Для Туркова я написал еще одну рецензию — на первую книжку стихов Роберта Рождественского. Какие там были предостережения громкому поэту, я не помню. Рецензию не напечатали: «Хватит откликаться на каждый его чих!» — сказал Турков. Вместо этого мне стали давать для ответа стихи самодеятельных поэтов, шедшие самотеком. Это называлось «литературная консультация». Каждый ответ начинался: «Многоуважаемый товарищ такой-то, напечатать Ваши стихи, к сожалению, мы не можем», — и дальше нужно было объяснять почему. Школьная учительница писала стихами, что главное в жизни — быть самим собой; я отвечал ей, что для этого сперва нужно познать самого себя, а это трудно. Удалой лирик из-под Курска писал: «Как без поцелуя до дому дойти, если так серьезно встретились пути?» — я объяснял, почему это не годится, стараясь не пользоваться таким трудным словом, как «стиль». Таких писем я написал за то лето штук сорок.
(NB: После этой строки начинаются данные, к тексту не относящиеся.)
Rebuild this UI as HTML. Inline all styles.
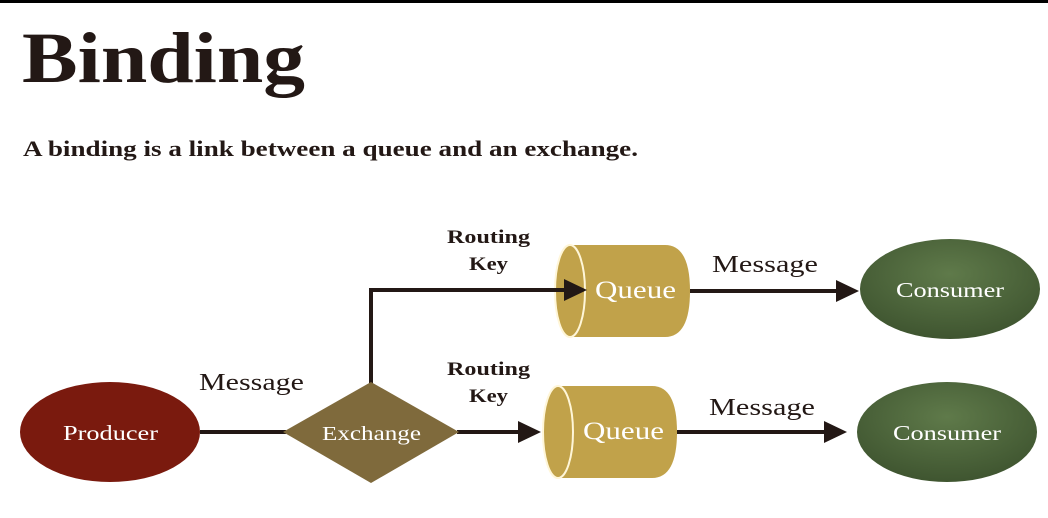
<!DOCTYPE html>
<html><head><style>
body{margin:0;width:1048px;height:513px;background:#fff;overflow:hidden;}
</style></head><body>
<svg width="1048" height="513" xmlns="http://www.w3.org/2000/svg" font-family="Liberation Serif, serif">
<defs>
<radialGradient id="g" cx="50%" cy="35%" r="65%"><stop offset="0" stop-color="#5f7a4a"/><stop offset="1" stop-color="#3f5530"/></radialGradient>
</defs>
<rect x="0" y="0" width="1048" height="3" fill="#000"/>
<text x="22" y="82" font-size="72" font-weight="bold" fill="#231815" textLength="283" lengthAdjust="spacingAndGlyphs">Binding</text>
<text x="23" y="156" font-size="22" font-weight="bold" fill="#231815" textLength="615" lengthAdjust="spacingAndGlyphs">A binding is a link between a queue and an exchange.</text>
<g stroke="#231815" stroke-width="4" fill="none">
<line x1="200" y1="432" x2="286" y2="432"/>
<polyline points="371,384 371,290 566,290"/>
<line x1="457" y1="432" x2="520" y2="432"/>
<line x1="690" y1="291" x2="838" y2="291"/>
<line x1="677" y1="432" x2="826" y2="432"/>
</g>
<g fill="#231815">
<polygon points="518,421 541,432 518,443"/>
<polygon points="836,280 859,291 836,302"/>
<polygon points="824,421 847,432 824,443"/>
</g>
<ellipse cx="110" cy="432" rx="90" ry="50" fill="#7a1a0e"/>
<text x="63" y="440" font-size="21" fill="#fff" textLength="95" lengthAdjust="spacingAndGlyphs">Producer</text>
<polygon points="371,382 459,432 371,483 283,432" fill="#7f6a3c"/>
<text x="322" y="440" font-size="20" fill="#fff" textLength="99" lengthAdjust="spacingAndGlyphs">Exchange</text>
<g stroke="#fff6d8" stroke-width="2">
<path d="M570,245 L665,245 Q690,245 690,291 Q690,337 665,337 L570,337 Z" fill="#c1a24a" stroke="none"/>
<ellipse cx="570" cy="291" rx="15" ry="46" fill="#c1a24a"/>
<path d="M558,386 L652,386 Q677,386 677,432 Q677,478 652,478 L558,478 Z" fill="#c1a24a" stroke="none"/>
<ellipse cx="558" cy="432" rx="15" ry="46" fill="#c1a24a"/>
</g>
<line x1="554" y1="290" x2="568" y2="290" stroke="#231815" stroke-width="4"/>
<polygon points="564,279 587,290 564,301" fill="#231815"/>
<text x="595" y="298" font-size="25" fill="#fff" textLength="81" lengthAdjust="spacingAndGlyphs">Queue</text>
<text x="583" y="439" font-size="25" fill="#fff" textLength="81" lengthAdjust="spacingAndGlyphs">Queue</text>
<ellipse cx="950" cy="289" rx="90" ry="50" fill="url(#g)"/>
<text x="896" y="297" font-size="21" fill="#fff" textLength="108" lengthAdjust="spacingAndGlyphs">Consumer</text>
<ellipse cx="947" cy="432" rx="90" ry="50" fill="url(#g)"/>
<text x="893" y="440" font-size="21" fill="#fff" textLength="108" lengthAdjust="spacingAndGlyphs">Consumer</text>
<g fill="#231815">
<text x="199" y="390" font-size="24" textLength="105" lengthAdjust="spacingAndGlyphs">Message</text>
<text x="712" y="272" font-size="24" textLength="106" lengthAdjust="spacingAndGlyphs">Message</text>
<text x="709" y="415" font-size="24" textLength="106" lengthAdjust="spacingAndGlyphs">Message</text>
<text x="447" y="243" font-size="19" font-weight="bold" textLength="83" lengthAdjust="spacingAndGlyphs">Routing</text>
<text x="469" y="270" font-size="19" font-weight="bold" textLength="39" lengthAdjust="spacingAndGlyphs">Key</text>
<text x="447" y="375" font-size="19" font-weight="bold" textLength="83" lengthAdjust="spacingAndGlyphs">Routing</text>
<text x="469" y="402" font-size="19" font-weight="bold" textLength="39" lengthAdjust="spacingAndGlyphs">Key</text>
</g>
</svg>
</body></html>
Я старался присматриваться, как пишут настоящие критики. «Вот Твардовский начинает поэму: ««Пора! Ударил отправленье вокзал, огнями залитой…» Другой поэт дал бы картину всей вокзальной толчеи и запоздалого пассажира, бегущего с чайником, — а здесь только две строчки, и как хорошо!» Это было напечатано в «Литературной газете». Я понимал, что критик хотел сказать: «Если бы это писал я, то непременно написал бы и про толчею, и про чайник; Твардовский этого не сделал, а поди ж ты, получилось хорошо — как же не похвалить!» Мне такая логика казалась неинтересной. Мне хотелось писать критику так, как когда-то формалисты: с высоты истории и теории литературы. Паустовский выпустил новую книгу, я написал ей похвалу для факультетской стенгазеты, но, по-видимому, слишком непривычными словами: все решили, что я не хвалю его, а ругаю, и поклонницы Паустовского собрались меня бить. Тут я понял, что в критики я не гожусь.